(Stored dataset items)
↓↓↓

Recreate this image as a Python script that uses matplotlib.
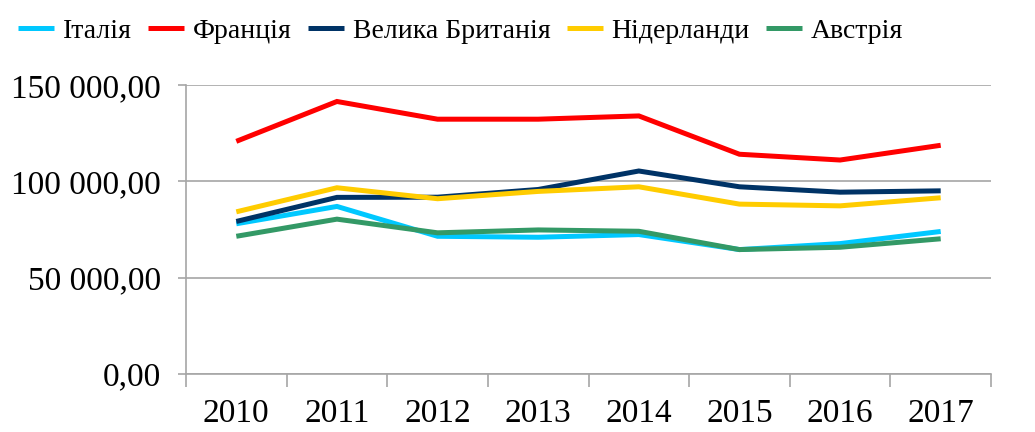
import matplotlib
matplotlib.use("Agg")
import matplotlib.pyplot as plt
from matplotlib.ticker import FuncFormatter, FixedLocator
import numpy as np

# дані
YEARS = ["2010", "2011", "2012", "2013", "2014", "2015", "2016", "2017"]
ITALY = [78000, 87000, 71500, 71000, 72400, 64600, 67700, 74000]
FRANCE = [120800, 141500, 132300, 132300, 134000, 114100, 111100, 118750]
UK = [79200, 91700, 91800, 95800, 105400, 97200, 94400, 95100]
NETHERLANDS = [84200, 96700, 91000, 94800, 97200, 88200, 87300, 91500]
AUSTRIA = [71500, 80400, 73300, 74800, 74100, 64600, 65800, 70200]

SERIES = [
    ("Італія", ITALY, "#00C8FF"),
    ("Франція", FRANCE, "#FF0000"),
    ("Велика Британія", UK, "#003366"),
    ("Нідерланди", NETHERLANDS, "#FFCC00"),
    ("Австрія", AUSTRIA, "#339966"),
]

SERIF = ["Liberation Serif", "DejaVu Serif"]
plt.rcParams["font.family"] = SERIF

fig = plt.figure(figsize=(10.35, 4.32), dpi=100)
ax = fig.add_axes([0.1797, 0.1343, 0.7778, 0.6687])

x = np.arange(len(YEARS))
handles = []
for name, vals, col in SERIES:
    h, = ax.plot(x, vals, color=col, lw=3.6, solid_capstyle="butt",
                 solid_joinstyle="miter", label=name)
    handles.append(h)

ax.set_xlim(-0.5, len(YEARS) - 0.5)
ax.set_ylim(0, 150000)
ax.set_yticks([0, 50000, 100000, 150000])
ax.yaxis.set_major_formatter(FuncFormatter(
    lambda v, p: f"{v:,.2f}".replace(",", " ").replace(".", ",")))
ax.set_xticks(x)
ax.set_xticklabels(YEARS)
ax.xaxis.set_minor_locator(FixedLocator(np.arange(-0.5, len(YEARS), 1.0)))

ax.grid(axis="y", color="#A6A6A6", lw=1.2)
ax.set_axisbelow(True)
for s in ["top", "right"]:
    ax.spines[s].set_visible(False)
for s in ["left", "bottom"]:
    ax.spines[s].set_color("#A6A6A6")
    ax.spines[s].set_linewidth(1.2)

ax.tick_params(axis="x", which="major", length=0, pad=18, labelsize=24)
ax.tick_params(axis="x", which="minor", length=9, width=1.2, color="#A6A6A6")
ax.tick_params(axis="y", length=6, width=1.2, color="#A6A6A6", pad=12,
               labelsize=24)

fig.legend(handles=handles, loc="upper left", bbox_to_anchor=(0.0, 1.0),
           ncol=5, frameon=False, prop={"family": SERIF, "size": 20},
           handlelength=1.3, handletextpad=0.3, columnspacing=0.6,
           borderaxespad=0.25)

fig.savefig("out.png", dpi=100)
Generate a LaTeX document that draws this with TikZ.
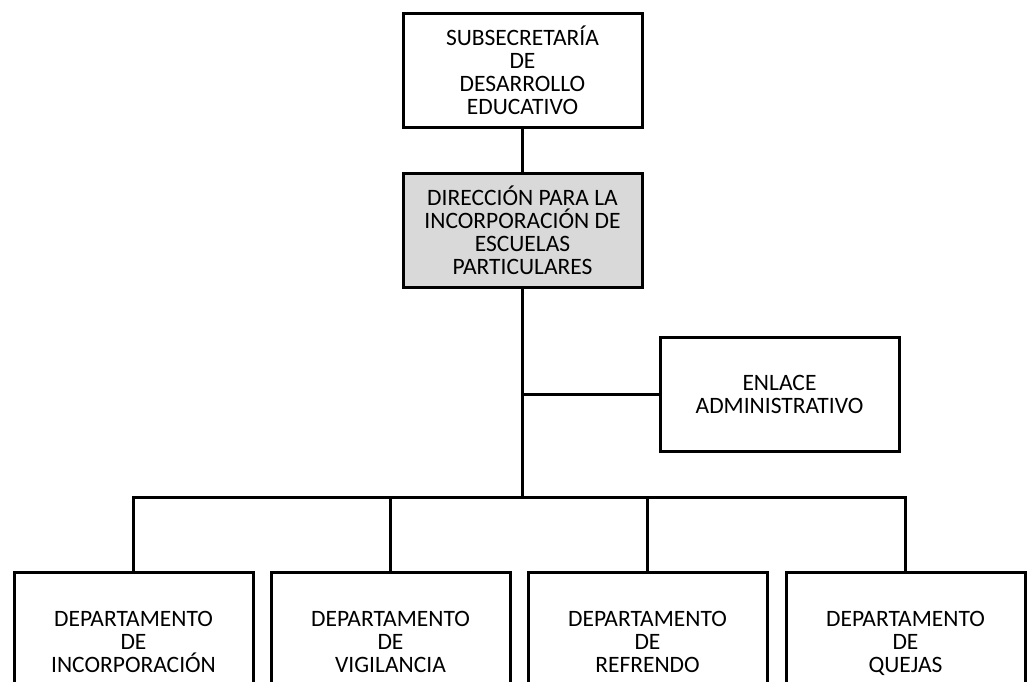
\documentclass[tikz,border=0pt]{standalone}
\usepackage{fontspec}
\setmainfont{Carlito}
\begin{document}
\begin{tikzpicture}[x=1pt,y=-1pt,
  orgbox/.style={draw=black, line width=3pt, fill=white, minimum width=239pt, minimum height=114pt,
    inner sep=0pt, outer sep=0pt, align=center, font={\fontsize{23.5}{23}\selectfont}},
  conn/.style={draw=black, line width=3pt}]
\clip (0,0) rectangle (1029,681);
\fill[white] (0,0) rectangle (1029,681);
\node[orgbox] (sub) at (522.5,70) {SUBSECRETARÍA\\DE\\DESARROLLO\\EDUCATIVO};
\node[orgbox, fill={rgb,255:red,217;green,217;blue,217}] (dir) at (522.5,230) {DIRECCIÓN PARA LA\\INCORPORACIÓN DE\\ESCUELAS\\PARTICULARES};
\node[orgbox] (enl) at (779.5,394) {ENLACE\\ADMINISTRATIVO};
\node[orgbox, minimum height=140pt] (d1) at (133.5,642) {DEPARTAMENTO\\DE\\INCORPORACIÓN};
\node[orgbox, minimum height=140pt] (d2) at (390.5,642) {DEPARTAMENTO\\DE\\VIGILANCIA};
\node[orgbox, minimum height=140pt] (d3) at (647.5,642) {DEPARTAMENTO\\DE\\REFRENDO};
\node[orgbox, minimum height=140pt] (d4) at (905.5,642) {DEPARTAMENTO\\DE\\\smash{QUEJAS}};
\coordinate (bus) at (522.5,497);
\draw[conn] (sub.south) -- (dir.north);
\draw[conn] (dir.south) -- (bus);
\draw[conn] (enl.west) -- (enl.west -| dir.south);
\draw[conn] (d1.north) -- (d1.north |- bus) -- (d4.north |- bus) -- (d4.north);
\draw[conn] (d2.north) -- (d2.north |- bus);
\draw[conn] (d3.north) -- (d3.north |- bus);
\end{tikzpicture}
\end{document}
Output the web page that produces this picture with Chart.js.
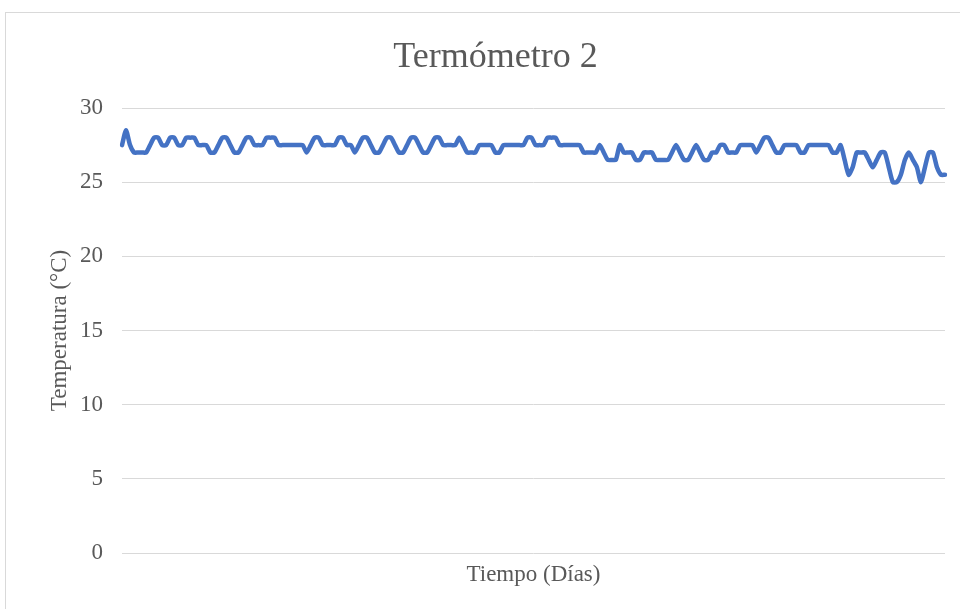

↑↑↑

▶ [What the task asks]
Pictures excluded, repeat the records exactly from their opening line through the line containing "ax = fig.add_axes([0.1797, 0.1343, 0.7778, 0.6687])".

▶ [Result of the task]
Recreate this image as a Python script that uses matplotlib.
import matplotlib
matplotlib.use("Agg")
import matplotlib.pyplot as plt
from matplotlib.ticker import FuncFormatter, FixedLocator
import numpy as np

# дані
YEARS = ["2010", "2011", "2012", "2013", "2014", "2015", "2016", "2017"]
ITALY = [78000, 87000, 71500, 71000, 72400, 64600, 67700, 74000]
FRANCE = [120800, 141500, 132300, 132300, 134000, 114100, 111100, 118750]
UK = [79200, 91700, 91800, 95800, 105400, 97200, 94400, 95100]
NETHERLANDS = [84200, 96700, 91000, 94800, 97200, 88200, 87300, 91500]
AUSTRIA = [71500, 80400, 73300, 74800, 74100, 64600, 65800, 70200]

SERIES = [
    ("Італія", ITALY, "#00C8FF"),
    ("Франція", FRANCE, "#FF0000"),
    ("Велика Британія", UK, "#003366"),
    ("Нідерланди", NETHERLANDS, "#FFCC00"),
    ("Австрія", AUSTRIA, "#339966"),
]

SERIF = ["Liberation Serif", "DejaVu Serif"]
plt.rcParams["font.family"] = SERIF

fig = plt.figure(figsize=(10.35, 4.32), dpi=100)
ax = fig.add_axes([0.1797, 0.1343, 0.7778, 0.6687])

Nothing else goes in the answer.